Fall Chem501 Seminar
UT Host: Dr. Brian Long
Speaker: Dr. Kevin Noonan
Associate Professor of Chemistry
Carnegie Mellon University
Title: “Developing Controlled Polymerization Techniques to Synthesize Conjugated Polymers and Polyelectrolytes”
Abstract: Conjugated polymers are a highly interesting class of materials: they can display metallic conductivity upon doping, act as semiconductors, or they can be used as light emitters. These macromolecules are typically synthesized in a step-growth fashion using metal catalyzed cross-coupling techniques however, chain-growth methods are possible using catalyst-transfer polymerization (CTP). Chain-growth offers the opportunity to prepare new materials that are inaccessible using step-growth techniques. In this presentation, we will discuss some of our recent work constructing well-defined conjugated polymers using CTP. In particular, our efforts to develop new catalysts and cross-coupling tools to enable polymerization of challenging monomers will be discussed. Some time will also be dedicated to our work on furan and incorporating this building block into conjugated structures. If time permits, we will discuss some of our work on controlled polymerization strategies to prepare polyelectrolytes bearing unusual main group cations as membranes in alkaline fuel cells.

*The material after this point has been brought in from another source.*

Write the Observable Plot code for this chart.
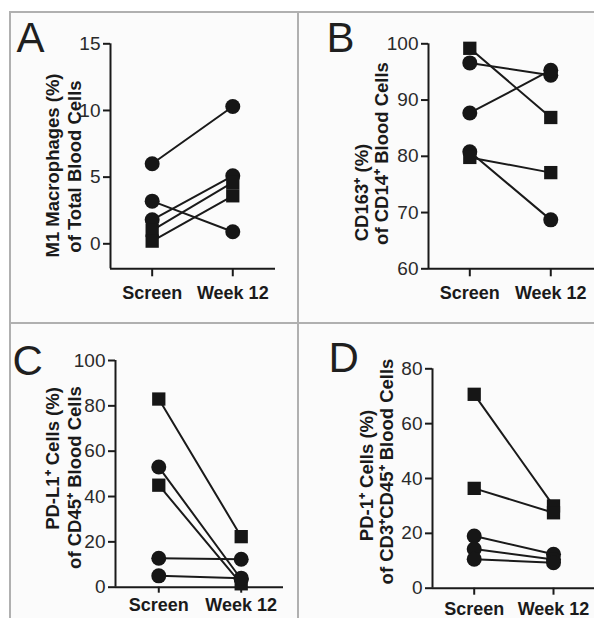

Bio: Kevin Noonan is originally from Newfoundland, Canada. He completed his BSc at Dalhousie University, his PhD work at the University of British Columbia with Derek Gates and his postdoctoral work with Geoff Coates at Cornell University. His interests lie at the interface of inorganic, organic and materials chemistry and he has a strong interest in the incorporation/use of main group elements in polymer science. He started at CMU in 2011 as an Assistant Professor, he was the recipient of an Army Research Office Young Investigator Award in 2013, an NSF Career award in 2015 and was promoted to Associate Professor in 2017.